## WHAT YOU SHOULD DO
Quote the data exactly, first line to the line containing "c1_values = [24, 18, 41, 19, 16, 35, 50]", with no pictures.

begin

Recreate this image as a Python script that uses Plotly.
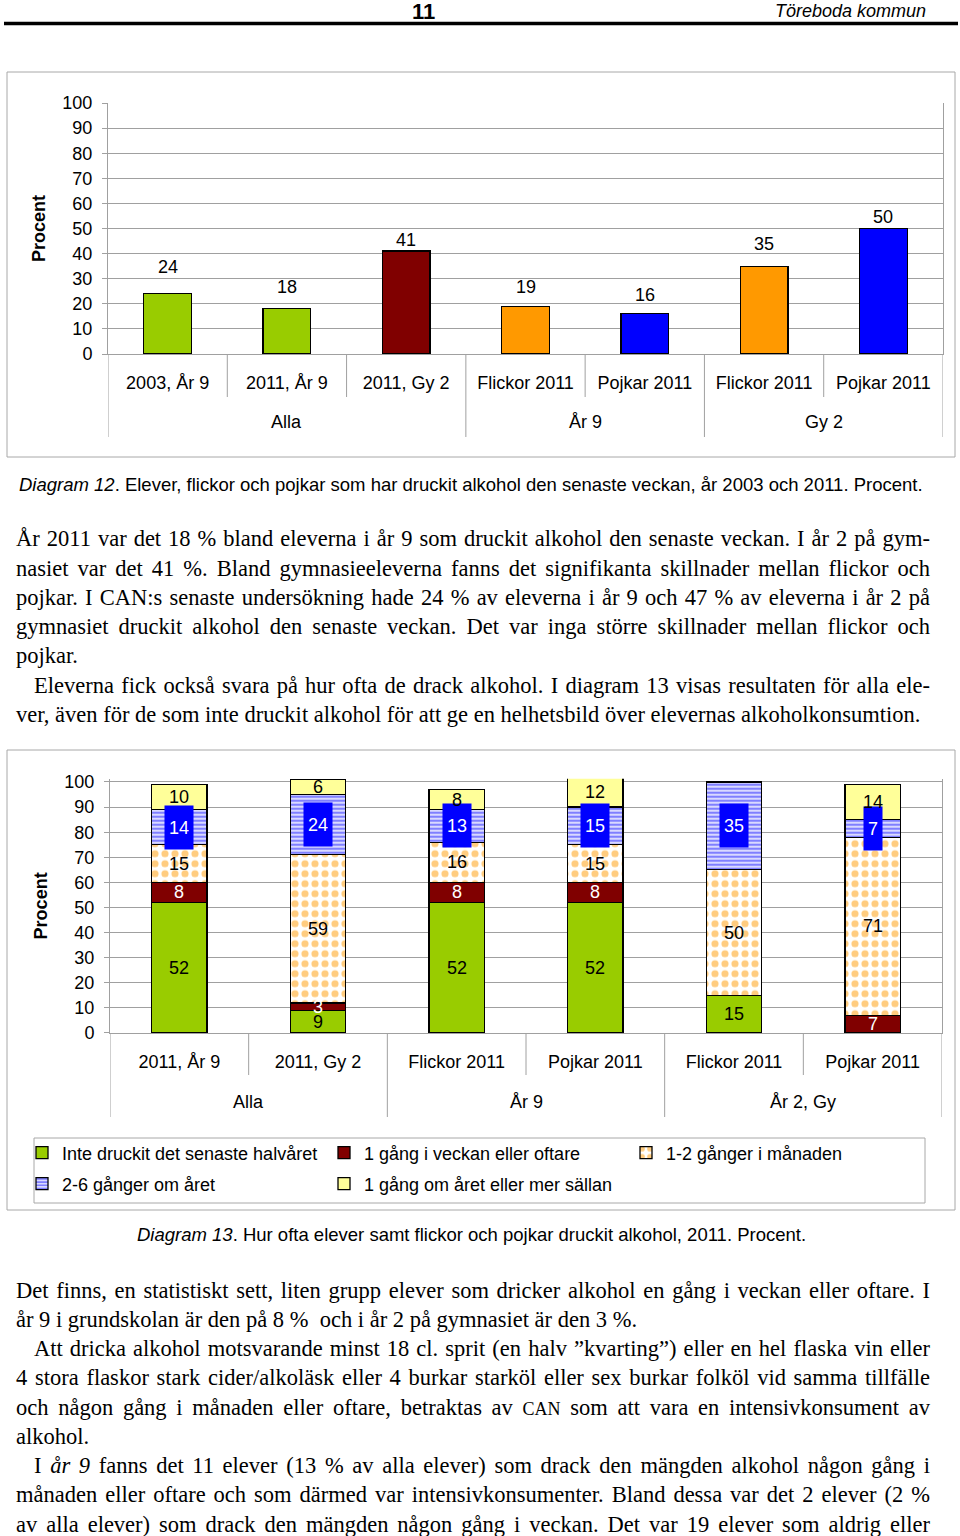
import json
import plotly.graph_objects as go

W, H = 960, 1536
SANS = "Liberation Sans, Arial, sans-serif"
SERIF = "Liberation Serif, Times New Roman, serif"

# ---------------- data ----------------
page_number = "11"
page_title = "Töreboda kommun"

c1_categories = ["2003, År 9", "2011, År 9", "2011, Gy 2", "Flickor 2011",
                 "Pojkar 2011", "Flickor 2011", "Pojkar 2011"]
c1_groups = ["Alla", "År 9", "Gy 2"]
c1_group_sizes = [3, 2, 2]
c1_values = [24, 18, 41, 19, 16, 35, 50]

c2_categories = ["2011, År 9", "2011, Gy 2", "Flickor 2011", "Pojkar 2011",
                 "Flickor 2011", "Pojkar 2011"]
c2_groups = ["Alla", "År 9", "År 2, Gy"]
c2_group_sizes = [2, 2, 2]
c2_series_names = ["Inte druckit det senaste halvåret", "1 gång i veckan eller oftare",
                   "1-2 gånger i månaden", "2-6 gånger om året",
                   "1 gång om året eller mer sällan"]
c2_inte = [52, 9, 52, 52, 15, 0]
c2_vecka = [8, 3, 8, 8, 0, 7]
c2_manad = [15, 59, 16, 15, 50, 71]
c2_aret = [14, 24, 13, 15, 35, 7]
c2_sallan = [10, 6, 8, 12, 0, 14]

caption12 = ("<i>Diagram 12</i>. Elever, flickor och pojkar som har druckit alkohol den "
             "senaste veckan, år 2003 och 2011. Procent.")
caption13 = "<i>Diagram 13</i>. Hur ofta elever samt flickor och pojkar druckit alkohol, 2011. Procent."

block1_lines = [
    "År 2011 var det 18 % bland eleverna i år 9 som druckit alkohol den senaste veckan. I år 2 på gym-",
    "nasiet var det 41 %. Bland gymnasieeleverna fanns det signifikanta skillnader mellan flickor och",
    "pojkar. I CAN:s senaste undersökning hade 24 % av eleverna i år 9 och 47 % av eleverna i år 2 på",
    "gymnasiet druckit alkohol den senaste veckan. Det var inga större skillnader mellan flickor och",
    "pojkar.",
    "Eleverna fick också svara på hur ofta de drack alkohol. I diagram 13 visas resultaten för alla ele-",
    "ver, även för de som inte druckit alkohol för att ge en helhetsbild över elevernas alkoholkonsumtion.",
]
block1_indent = [0, 0, 0, 0, 0, 1, 0]
block1_justify = [1, 1, 1, 1, 0, 1, 0]

block2_lines = [
    "Det finns, en statistiskt sett, liten grupp elever som dricker alkohol en gång i veckan eller oftare. I",
    "år 9 i grundskolan är den på 8 %  och i år 2 på gymnasiet är den 3 %.",
    "Att dricka alkohol motsvarande minst 18 cl. sprit (en halv ”kvarting”) eller en hel flaska vin eller",
    "4 stora flaskor stark cider/alkoläsk eller 4 burkar starköl eller sex burkar folköl vid samma tillfälle",
    "och någon gång i månaden eller oftare, betraktas av <span style='font-size:18px'>CAN</span> som att vara en intensivkonsument av",
    "alkohol.",
    "I <i>år 9</i> fanns det 11 elever (13 % av alla elever) som drack den mängden alkohol någon gång i",
    "månaden eller oftare och som därmed var intensivkonsumenter. Bland dessa var det 2 elever (2 %",
    "av alla elever) som drack den mängden någon gång i veckan. Det var 19 elever som aldrig eller",
]
block2_indent = [0, 0, 1, 0, 0, 0, 1, 0, 0]
block2_justify = [1, 0, 1, 1, 1, 0, 1, 1, 1]

# ---------------- styles ----------------
GREEN, DRED, ORANGE, BLUE, LYELLOW = "#99CC00", "#800000", "#FF9900", "#0000FF", "#FFFF99"
c1_colors = [GREEN, GREEN, DRED, ORANGE, BLUE, ORANGE, BLUE]
c1_label_shift = [27, 22, 11, 19, 19, 22, 11]
GRID = "#A0A0A0"
FRAME = "#A8A8A8"
FS = 18


def yp(p):
    return 1 - p / H


def xp(p):
    return p / W


fig = go.Figure()
annotations = []
shapes = []

# ---------------- chart 1 ----------------
c1_y0, c1_y100 = 354, 103
c1_x0, c1_x1 = 108, 943
fig.add_trace(go.Bar(
    x=list(range(len(c1_values))), y=c1_values, width=0.4,
    marker=dict(color=c1_colors, line=dict(color="black", width=1.3)),
    showlegend=False, hoverinfo="skip", xaxis="x", yaxis="y"))
for i, v in enumerate(c1_values):
    annotations.append(dict(x=i, y=v, xref="x", yref="y", text=str(v), showarrow=False,
                            yanchor="middle", yshift=c1_label_shift[i],
                            font=dict(family=SANS, size=FS, color="black")))

# ---------------- chart 2 ----------------
c2_y0 = 1033
c2_unit = (1033 - 782) / 100.0
c2_top = 101.3
c2_x0, c2_x1 = 110, 942
c2_series = [c2_inte, c2_vecka, c2_manad, c2_aret, c2_sallan]
c2_styles = [
    dict(color=GREEN, pattern=None, font="black", box=None),
    dict(color=DRED, pattern=None, font="white", box=None),
    dict(color="white", pattern=dict(shape=".", fgcolor=ORANGE, bgcolor="white", size=10, solidity=0.4),
         font="black", box=None),
    dict(color="white", pattern=dict(shape="-", fgcolor=BLUE, bgcolor="white", size=4, solidity=0.65),
         font="white", box=BLUE),
    dict(color=LYELLOW, pattern=None, font="black", box=None),
]
n2 = len(c2_categories)
cum = [0] * n2
for k, (name, vals, st) in enumerate(zip(c2_series_names, c2_series, c2_styles)):
    marker = dict(color=st["color"], line=dict(color="black", width=1.3))
    if st["pattern"]:
        marker["pattern"] = st["pattern"]
    fig.add_trace(go.Bar(
        x=list(range(n2)), y=vals, width=0.4, name=name, marker=marker,
        hoverinfo="skip", xaxis="x2", yaxis="y2",
        legend="legend" if k < 3 else "legend2"))
    for i, v in enumerate(vals):
        if v > 0:
            a = dict(x=i, y=cum[i] + v / 2.0, xref="x2", yref="y2", text=str(v), showarrow=False,
                     yanchor="middle", font=dict(family=SANS, size=FS, color=st["font"]))
            if st["box"]:
                a.update(bgcolor=st["box"], height=35, borderpad=4)
            annotations.append(a)
        cum[i] += v


# ---------------- category separators & group labels ----------------
def category_frame(xref, group_sizes, groups, y_axis, y_short, y_long, y_group):
    n = sum(group_sizes)
    bounds = set()
    s = 0
    for g in group_sizes:
        s += g
        bounds.add(s)
    for b in range(0, n + 1):
        long_line = b == 0 or b in bounds
        shapes.append(dict(type="line", xref=xref, yref="paper", x0=b - 0.5, x1=b - 0.5,
                           y0=yp(y_axis), y1=yp(y_long if long_line else y_short),
                           line=dict(color=GRID, width=1)))
    s = 0
    for g, label in zip(group_sizes, groups):
        annotations.append(dict(x=s + (g - 1) / 2.0, y=yp(y_group), xref=xref, yref="paper",
                                text=label, showarrow=False, yanchor="middle",
                                font=dict(family=SANS, size=FS, color="black")))
        s += g


category_frame("x", c1_group_sizes, c1_groups, c1_y0, 397, 437, 422)
category_frame("x2", c2_group_sizes, c2_groups, c2_y0, 1075, 1117, 1102)

# ---------------- frames ----------------
shapes.append(dict(type="rect", xref="paper", yref="paper", x0=xp(7), x1=xp(955), y0=yp(457), y1=yp(72),
                   line=dict(color=FRAME, width=1), layer="below"))
shapes.append(dict(type="rect", xref="paper", yref="paper", x0=xp(7), x1=xp(955), y0=yp(1210), y1=yp(750),
                   line=dict(color=FRAME, width=1), layer="below"))
shapes.append(dict(type="rect", xref="paper", yref="paper", x0=xp(34), x1=xp(925), y0=yp(1203), y1=yp(1138),
                   line=dict(color=FRAME, width=1), layer="below"))
# header rule
shapes.append(dict(type="line", xref="paper", yref="paper", x0=xp(4), x1=xp(958), y0=yp(23.5), y1=yp(23.5),
                   line=dict(color="black", width=3.5)))

# ---------------- header ----------------
annotations.append(dict(x=xp(423), y=yp(11), xref="paper", yref="paper", text="<b>%s</b>" % page_number,
                        showarrow=False, yanchor="middle", font=dict(family=SANS, size=22, color="black")))
annotations.append(dict(x=xp(928), y=yp(11), xref="paper", yref="paper", xanchor="right", yanchor="middle",
                        text="<i>%s</i>" % page_title, showarrow=False,
                        font=dict(family=SANS, size=18, color="black")))

# ---------------- captions ----------------
annotations.append(dict(x=xp(471), y=yp(484), xref="paper", yref="paper", text=caption12, showarrow=False,
                        yanchor="middle", font=dict(family=SANS, size=18.5, color="black")))
annotations.append(dict(x=xp(471), y=yp(1234), xref="paper", yref="paper", text=caption13, showarrow=False,
                        yanchor="middle", font=dict(family=SANS, size=18.5, color="black")))

# ---------------- body text ----------------
justify_map = {}
TEXT_RIGHT = 928


def text_block(lines, indents, justs, y_first, spacing):
    for j, (t, ind, ju) in enumerate(zip(lines, indents, justs)):
        x_left = 32 if ind else 14
        annotations.append(dict(x=xp(x_left), y=yp(y_first + j * spacing), xref="paper", yref="paper",
                                xanchor="left", yanchor="middle", align="left", text=t, showarrow=False,
                                font=dict(family=SERIF, size=22.5, color="black")))
        if ju:
            justify_map[str(len(annotations) - 1)] = TEXT_RIGHT - x_left


text_block(block1_lines, block1_indent, block1_justify, 539, 29.2)
text_block(block2_lines, block2_indent, block2_justify, 1290, 29.25)

# ---------------- layout ----------------
axis_font = dict(family=SANS, size=FS, color="black")
fig.update_layout(
    width=W, height=H, margin=dict(l=0, r=0, t=0, b=0, pad=0, autoexpand=False),
    paper_bgcolor="white", plot_bgcolor="white",
    barmode="stack", showlegend=True,
    font=dict(family=SANS, size=FS, color="black"),
    xaxis=dict(domain=[xp(c1_x0), xp(c1_x1)], range=[-0.5, len(c1_values) - 0.5], anchor="y",
               tickvals=list(range(len(c1_values))), ticktext=c1_categories, tickfont=axis_font,
               showgrid=False, zeroline=False, showline=True, linecolor=GRID, ticks="",
               ticklabelstandoff=12, automargin=False, fixedrange=True),
    yaxis=dict(domain=[yp(c1_y0), yp(c1_y100)], range=[0, 100], anchor="x", dtick=10,
               tickfont=axis_font, showgrid=True, gridcolor=GRID, zeroline=False,
               showline=True, linecolor=GRID, mirror=True, ticks="outside", ticklen=5, tickcolor=GRID,
               ticklabelstandoff=6, automargin=False,
               title=dict(text="<b>Procent</b>", font=dict(family=SANS, size=FS, color="black"), standoff=12),
               fixedrange=True),
    xaxis2=dict(domain=[xp(c2_x0), xp(c2_x1)], range=[-0.5, n2 - 0.5], anchor="y2",
                tickvals=list(range(n2)), ticktext=c2_categories, tickfont=axis_font,
                showgrid=False, zeroline=False, showline=True, linecolor=GRID, ticks="",
                ticklabelstandoff=12, automargin=False, fixedrange=True),
    yaxis2=dict(domain=[yp(c2_y0), yp(c2_y0 - c2_top * c2_unit)], range=[0, c2_top], anchor="x2",
                tickvals=list(range(0, 101, 10)), tickfont=axis_font, showgrid=True, gridcolor=GRID,
                zeroline=False, showline=True, linecolor=GRID, mirror=True, ticks="outside", ticklen=5,
                tickcolor=GRID, ticklabelstandoff=6, automargin=False,
                title=dict(text="<b>Procent</b>", font=dict(family=SANS, size=FS, color="black"), standoff=12),
                fixedrange=True),
    legend=dict(orientation="h", x=xp(22), y=yp(1153), xanchor="left", yanchor="middle",
                entrywidth=257, traceorder="normal", bgcolor="rgba(0,0,0,0)", borderwidth=0,
                font=dict(family=SANS, size=18, color="black")),
    legend2=dict(orientation="h", x=xp(22), y=yp(1184), xanchor="left", yanchor="middle",
                 entrywidth=257, traceorder="normal", bgcolor="rgba(0,0,0,0)", borderwidth=0,
                 font=dict(family=SANS, size=18, color="black")),
    annotations=annotations, shapes=shapes,
)

post = """
document.body.style.margin='0';
document.body.style.overflow='hidden';
var J = %s;
document.querySelectorAll('g.annotation').forEach(function(g){
  var k = g.getAttribute('data-index');
  if (Object.prototype.hasOwnProperty.call(J, k)) {
    var t = g.querySelector('text.annotation-text');
    if (!t) return;
    var s = t.textContent;
    var n = (s.match(/ /g) || []).length;
    var w = t.getComputedTextLength();
    if (n > 0) t.style.wordSpacing = ((J[k] - w) / n) + 'px';
  }
});
""" % json.dumps(justify_map)

fig.write_html("out.html", post_script=post, config={"displayModeBar": False})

end

## CORRECT RESULT
Recreate this image as a Python script that uses Plotly.
import json
import plotly.graph_objects as go

W, H = 960, 1536
SANS = "Liberation Sans, Arial, sans-serif"
SERIF = "Liberation Serif, Times New Roman, serif"

# ---------------- data ----------------
page_number = "11"
page_title = "Töreboda kommun"

c1_categories = ["2003, År 9", "2011, År 9", "2011, Gy 2", "Flickor 2011",
                 "Pojkar 2011", "Flickor 2011", "Pojkar 2011"]
c1_groups = ["Alla", "År 9", "Gy 2"]
c1_group_sizes = [3, 2, 2]
c1_values = [24, 18, 41, 19, 16, 35, 50]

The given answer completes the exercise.